Sebagai contoh, tatkala
seseorang berucap, “Saya tidak mau mengambil resiko, jadi saya tidak berani
melakukan hal itu.” Itu menandakan bahwa dia berada pada zona ketakutan. Agar
seseorang dapat menyelamatkan diri dari zona ketakutan, salah-satu langkah yang
harus ditempuh di antaranya melakukan intropeksi ke dalam diri bahwa ia telah
melakukan tindakan bodoh. Kemudian beranilah menanyakan kepada ego terdalam,
“Mengapa saya takut mengambil resiko sementara ada sebagian orang berani
mengambil resiko melakukan hal itu dan tidak mati karena pilihannya.” Dengan
cara ini seseorang dapat lebih mudah mengintropeksi diri bahwa ia memiliki
banyak kesempatan untuk mengendalikan rasa takut yang bersarang dalam dirinya.
Seseorang menjadi
berani karena dia dapat belajar bagaimana mengelola emosi ketakutan menjadi
lebih positif. Karena rasa berani yang diikuti rasa takut dapat menelurkan
sosok manusia yang berani melangkah dengan hati-hati. Ke hati-hatian dan
perhitungan yang matang ketika melangkah atau menentukan suatu tujuan merupakan
“jalan benar” menuju kesuksesan.
Daniel Goleman
menjelaskan, misteri klasik mengapa mereka yang berprestasi di sekolah tidak
terlalu berhasil di dunia nyata. Jawabnya adalah IQ emosional lebih kuat
daripada IQ akademis. Itulah alasannya mengapa begitu banyak orang terperosok
ke dalam kelamnya lubang penderitaan. Karena mereka membenci kesalahan,
sehingga mereka secara emosional takut melakukan kesalahan.
Sebaliknya, untuk
terbebas dari penderitaan, kita perlu melakukan kesalahan dan belajar mengelola
resiko. Orang yang berani mengambil resiko, melakukan kesalahan, dan
memperbaikinya, seringkali lebih berhasil daripada orang yang belajar tidak
melakukan kesalahan karena mereka terlalu takut pada resiko. Bila kita
menjalani hidup dipenuhi rasa takut melakukan hal-hal yang berbeda dengan
kebanyakan orang, tentu sulit bagi kita untuk menjadi pribadi yang unggul.
Tidak ada yang perlu
ditakutkan dalam kehidupan ini kecuali kemurkaan Allah. Kita hanya perlu untuk
menyadari bahwa ketakutan pertanda kedha‘i-fan kita sebagai hamba Allah.

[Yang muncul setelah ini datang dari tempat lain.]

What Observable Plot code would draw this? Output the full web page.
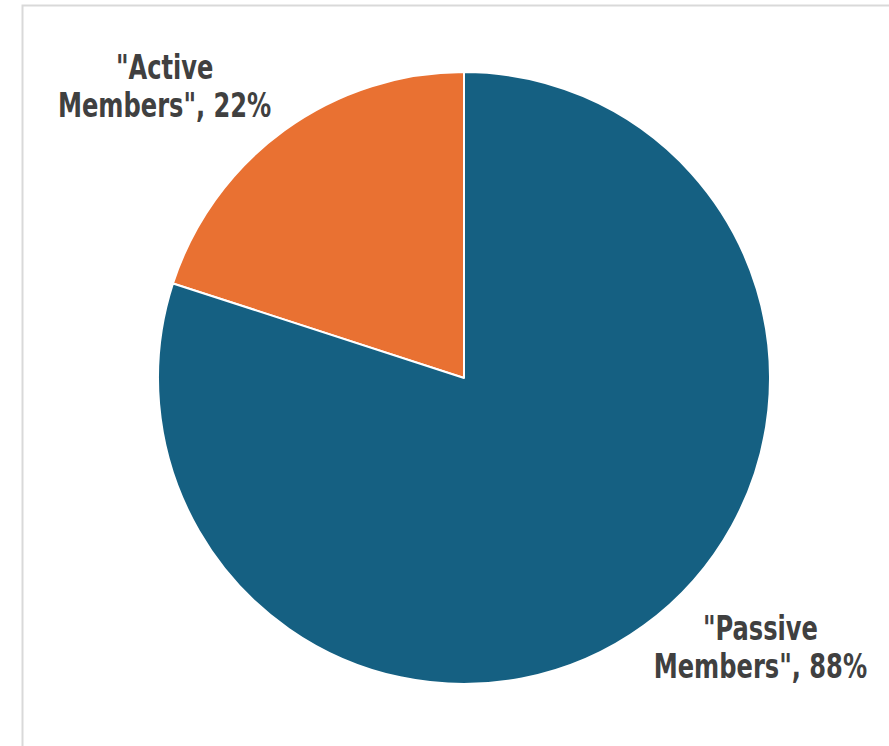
<!DOCTYPE html>
<html>
<head>
<meta charset="utf-8">
<script src="https://cdn.jsdelivr.net/npm/d3@7"></script>
<script src="https://cdn.jsdelivr.net/npm/@observablehq/plot@0.6"></script>
<style>
  html, body { margin: 0; padding: 0; background: #fff; }
  #chart svg { display: block; }
</style>
</head>
<body>
<div id="chart"></div>
<script>
// ---- data ----
const categories = ["\"Active Members\"", "\"Passive Members\""];
const values = [22, 88];
const labels = ["\"Active\nMembers\", 22%", "\"Passive\nMembers\", 88%"];
const colors = ["#E97132", "#156082"];

// ---- layout (unit-circle coordinates for label anchors) ----
const labelAt = [[-0.98, -0.955], [0.967, 0.878]];
const narrow = 0.813; // horizontal squeeze to mimic a narrow bold face

const rows = categories.map((c, i) => ({category: c, value: values[i], label: labels[i], lx: labelAt[i][0], ly: labelAt[i][1]}));
const total = d3.sum(values);
const arcs = d3.pie()
  .sort(null)
  .value(d => d.value)
  .startAngle(-2 * Math.PI * values[0] / total)
  .endAngle(2 * Math.PI - 2 * Math.PI * values[0] / total)(rows);

const color = Plot.scale({color: {type: "ordinal", domain: categories, range: colors}});

function pieSlices(index, scales) {
  const cx = scales.x(0), cy = scales.y(0);
  const r = scales.x(1) - scales.x(0);
  const g = d3.create("svg:g").attr("transform", `translate(${cx},${cy})`);
  g.selectAll("path").data(arcs).join("path")
    .attr("d", d3.arc().innerRadius(0).outerRadius(r))
    .attr("fill", d => color.apply(d.data.category))
    .attr("stroke", "#ffffff")
    .attr("stroke-width", 2)
    .attr("stroke-linejoin", "round");
  return g.node();
}

const chart = Plot.plot({
  width: 889,
  height: 746,
  margin: 0,
  style: {background: "#ffffff", overflow: "visible"},
  x: {type: "linear", domain: [-1, 1], range: [158, 770], axis: null},
  y: {type: "linear", domain: [-1, 1], range: [72, 684], axis: null},
  marks: [
    Plot.frame({stroke: "#d9d9d9", strokeWidth: 2, insetLeft: 22, insetTop: 5, insetRight: -20, insetBottom: -20}),
    pieSlices,
    Plot.text(rows, {
      x: "lx", y: "ly", text: "label",
      fill: "#404040",
      fontSize: 33,
      fontWeight: "bold",
      fontFamily: "'DejaVu Sans Condensed', 'DejaVu Sans', sans-serif",
      lineHeight: 1.15,
      textAnchor: "middle"
    })
  ]
});

// squeeze label glyphs horizontally around their anchor
d3.select(chart).selectAll('g[aria-label="text"] text').each(function() {
  const t = this.getAttribute("transform");
  if (t) {
    this.setAttribute("transform", `${t} scale(${narrow},1)`);
  } else {
    const x = +this.getAttribute("x") || 0, y = +this.getAttribute("y") || 0;
    this.removeAttribute("x"); this.removeAttribute("y");
    this.setAttribute("transform", `translate(${x},${y}) scale(${narrow},1)`);
  }
});

document.getElementById("chart").append(chart);
</script>
</body>
</html>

Rentangkanlah wawasan kita untuk memahami arti keberanian melalui pengajaran
Allah lewat rasa takut. Jangan tunda lagi untuk segera mengambil buahnya karena
kalau tidak ia akan segera membusuk. Maka tatkala kita berhasil menyelami makna
di balik ketakutan, niscaya kita akan memperoleh kebahagiaan yang sejati.
Sebagaimana yang diungkapkan dalam sebuah ayat Al-Qur’an, “Sesungguhnya
orang-orang yang mengatakan: ‘Tuhan kami ialah Allah’ kemudian mereka
meneguhkan pendirian mereka, maka malaikat akan turun kepada mereka (dengan mengatakan):
‘Janganlah kamu merasa takut dan janganlah kamu merasa sedih: dan bergembiralah
kamu dengan (memperoleh) surga yang telah dijanjikan Allah kepadamu”.(QS.
Fushshilat (Yang dijelaskan) [41]: 30)
Mengendalikan
Rasa Takut
• Rasa takut mengajarkan kepada kita, bahwa
kita adalah makhluk lemah dengan letupan-letupan emosi yang terkadang sulit
dikendalikan. Dan lebih dari itu, rasa takut mengingatkan kepada kita, dalam
usaha apapun kita harus berserah diri kepada Allah semata.
• Melalui rasa takut kita belajar bagaimana
mengelola emosi ketakutan menjadi lebih positif. Karena rasa berani yang
diikuti rasa takut dapat menelurkan sosok manusia yang berani melangkah dengan
hati-hati. Ke hati-hatian dan perhitungan yang matang ketika melangkah atau
menentukan suatu tujuan merupakan “jalan benar” menuju kesuksesan.
• Makna
lain dari rasa takut adalah munculnya ke-sadaran atas peran orang lain dalam
kehidupan kita, dan perlu bersinergi dengan sesama hamba Allah.